Así, solo desde la aflicción, desde la paciencia, desde el 'alma de pobre' no de 'rico', podemos alzar nuestras manos menesterosas a Dios y encontrarnos con Su gracia, con Su justicia.
Y la cosa no queda allí. Porque, desde ese nuevo gozo de la misericordiosa justicia divina -que nos abre al don maravillosos de su amistad y del acceso a la Vida eterna- se abren también, al cristiano, exigencias de acción que, al mismo tiempo, confieren significado a la existencia y la hacen valiosa en cualquier circunstancia en que Dios permita que estemos ubicados. Ricos o pobres, lindos o feos, jóvenes o viejos, intelectuales o prácticos, con poder o sin él, todos podemos hacer crecer en nosotros un corazón recto, puro, que nos permita ejercer efectivamente la misericordia, el servicio a los demás y el trabajo por la paz y la prosperidad espiritual y material de nuestros hermanos.

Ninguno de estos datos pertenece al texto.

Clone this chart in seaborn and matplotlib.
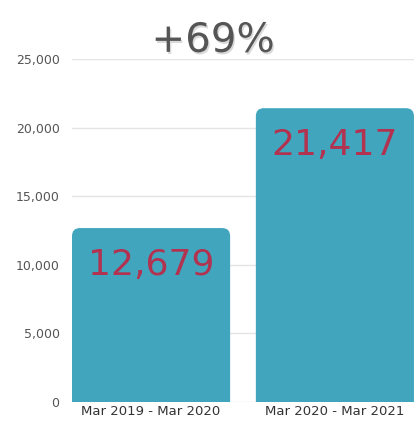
import matplotlib
matplotlib.use("Agg")
import matplotlib.pyplot as plt
import matplotlib.patheffects as pe
import matplotlib.transforms as mtransforms
from matplotlib.patches import FancyBboxPatch
import seaborn as sns
import pandas as pd

categories = ["Mar 2019 - Mar 2020", "Mar 2020 - Mar 2021"]
values = [12679, 21417]
value_labels = ["12,679", "21,417"]
headline = "+69%"
yticks = [0, 5000, 10000, 15000, 20000, 25000]
ytick_labels = ["0", "5,000", "10,000", "15,000", "20,000", "25,000"]

bar_color = "#41A6BD"
label_color = "#B23250"
text_gray = "#555555"

sns.set_theme(style="white")
plt.rcParams["font.family"] = ["DejaVu Sans"]

df = pd.DataFrame({"period": categories, "count": values})

fig = plt.figure(figsize=(4.16, 4.21), dpi=100)
ax = fig.add_axes([0.1731, 0.0451, 0.822, 0.8147])

sns.barplot(data=df, x="period", y="count", color=bar_color, width=0.86,
            saturation=1, ax=ax, zorder=2)

ax.set_xlim(-0.43, 1.43)
ax.set_ylim(0, 25000)

# Replace bars with rounded-top versions of the same geometry
r = 0.0435
for p in list(ax.patches):
    x0, y0 = p.get_x(), p.get_y()
    w, h = p.get_width(), p.get_height()
    p.set_visible(False)
    fb = FancyBboxPatch((x0, y0 - 2000), w, h + 2000,
                        boxstyle=f"round,pad=0,rounding_size={r}",
                        mutation_aspect=13400, facecolor=bar_color,
                        edgecolor="none", zorder=2, clip_on=True)
    fb.set_clip_path(ax.patch)
    ax.add_patch(fb)

offset = mtransforms.ScaledTranslation(0, -37 / 100, fig.dpi_scale_trans)
for i, (v, lab) in enumerate(zip(values, value_labels)):
    ax.text(i, v, lab, ha="center", va="center", fontsize=26,
            color=label_color, zorder=3, transform=ax.transData + offset)

ax.set_yticks(yticks)
ax.set_yticklabels(ytick_labels)
ax.yaxis.grid(True, color="#e4e4e4", linewidth=1)
ax.xaxis.grid(False)
ax.set_axisbelow(True)
for s in ax.spines.values():
    s.set_visible(False)
ax.tick_params(axis="y", length=0, pad=9, labelsize=9, labelcolor=text_gray)
ax.tick_params(axis="x", length=0, pad=2.5, labelsize=9.5, labelcolor="#333333")
ax.set_xlabel("")
ax.set_ylabel("")

fig.text(0.512, 0.903, headline, ha="center", va="center", fontsize=29,
         color=text_gray,
         path_effects=[pe.SimplePatchShadow(offset=(1, -1.5), shadow_rgbFace="#000000", alpha=0.15),
                       pe.Normal()])

fig.savefig("out.png", dpi=100)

Todo un programa de vida, sin esquemas, sin reglamentos, sin límites de perfección, de entrega, de generosidad.
Y si así hemos de proceder, de acuerdo a nuestra dignidad cristiana, acordes al título de nobleza de la justicia divina con que el Señor nos ha agraciado, y en desacuerdo a lo que hace todo el mundo, a lo que es normal, admitido.

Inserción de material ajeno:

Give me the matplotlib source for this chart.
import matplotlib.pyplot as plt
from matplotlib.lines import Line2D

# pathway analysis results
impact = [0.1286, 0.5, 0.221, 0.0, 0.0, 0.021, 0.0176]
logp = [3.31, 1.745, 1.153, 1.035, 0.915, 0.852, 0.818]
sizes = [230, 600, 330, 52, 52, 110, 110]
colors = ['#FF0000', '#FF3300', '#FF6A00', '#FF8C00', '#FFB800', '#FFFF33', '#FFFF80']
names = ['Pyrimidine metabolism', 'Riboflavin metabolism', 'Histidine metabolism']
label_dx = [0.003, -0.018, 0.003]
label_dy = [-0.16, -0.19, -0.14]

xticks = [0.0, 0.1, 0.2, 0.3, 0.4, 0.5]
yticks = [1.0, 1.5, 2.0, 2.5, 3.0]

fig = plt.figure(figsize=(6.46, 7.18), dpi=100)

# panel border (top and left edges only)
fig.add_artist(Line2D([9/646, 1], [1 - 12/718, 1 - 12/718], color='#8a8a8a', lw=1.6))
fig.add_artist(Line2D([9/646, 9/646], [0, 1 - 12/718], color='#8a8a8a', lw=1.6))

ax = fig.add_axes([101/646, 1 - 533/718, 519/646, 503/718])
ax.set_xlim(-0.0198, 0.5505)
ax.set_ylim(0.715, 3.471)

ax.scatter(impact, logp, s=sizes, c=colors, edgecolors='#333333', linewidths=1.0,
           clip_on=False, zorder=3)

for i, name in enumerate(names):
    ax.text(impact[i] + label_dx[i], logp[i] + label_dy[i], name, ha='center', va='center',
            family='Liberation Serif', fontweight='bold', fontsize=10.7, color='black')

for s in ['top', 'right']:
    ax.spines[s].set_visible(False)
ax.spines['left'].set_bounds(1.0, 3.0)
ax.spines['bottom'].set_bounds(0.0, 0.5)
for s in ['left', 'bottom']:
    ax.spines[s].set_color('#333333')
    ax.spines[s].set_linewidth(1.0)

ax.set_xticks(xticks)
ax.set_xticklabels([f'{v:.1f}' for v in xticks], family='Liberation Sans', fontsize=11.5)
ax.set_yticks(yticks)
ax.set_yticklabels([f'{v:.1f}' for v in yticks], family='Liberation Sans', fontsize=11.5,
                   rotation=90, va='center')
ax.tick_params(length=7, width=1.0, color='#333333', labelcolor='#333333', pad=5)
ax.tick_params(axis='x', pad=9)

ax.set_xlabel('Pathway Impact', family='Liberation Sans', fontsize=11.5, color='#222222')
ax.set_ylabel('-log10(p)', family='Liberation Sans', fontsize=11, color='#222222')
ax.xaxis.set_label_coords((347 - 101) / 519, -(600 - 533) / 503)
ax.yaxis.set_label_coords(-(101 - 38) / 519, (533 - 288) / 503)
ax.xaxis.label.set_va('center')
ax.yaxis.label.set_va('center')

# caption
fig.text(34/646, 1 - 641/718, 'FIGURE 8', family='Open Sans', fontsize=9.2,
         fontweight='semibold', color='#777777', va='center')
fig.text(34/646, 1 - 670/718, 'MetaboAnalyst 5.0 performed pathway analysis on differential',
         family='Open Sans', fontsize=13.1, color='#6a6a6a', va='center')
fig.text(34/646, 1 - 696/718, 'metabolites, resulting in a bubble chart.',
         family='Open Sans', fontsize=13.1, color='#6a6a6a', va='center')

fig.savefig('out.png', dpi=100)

Y si, porque no somos vivos a la criolla y no engañamos y no aceptamos sobornos ni coimas, y no somos deshonestos en nuestros negocios y en nuestros trabajos y en nuestros estudios; si porque no mentimos y no robamos, y no fornicamos ni somos infieles a nuestra condición de célibes o de casados y si honramos a nuestros mayores y a la verdadera autoridad y si amamos a la patria y si a Dios queremos servir sobre todas las cosas; y si, así siendo, por eso nos va mal o somos señalados o se burlan de nosotros ¡mucho mejor! porque si por eso -¡ojo! no por nuestros defectos o por nuestra estupidez, sino porque somos real, virilmente cristianos- si por ello nos persiguen y nos dejan de lado, doblemente bienaventurados, "¡alegraos, regocijaos!" señal de que cabalgamos.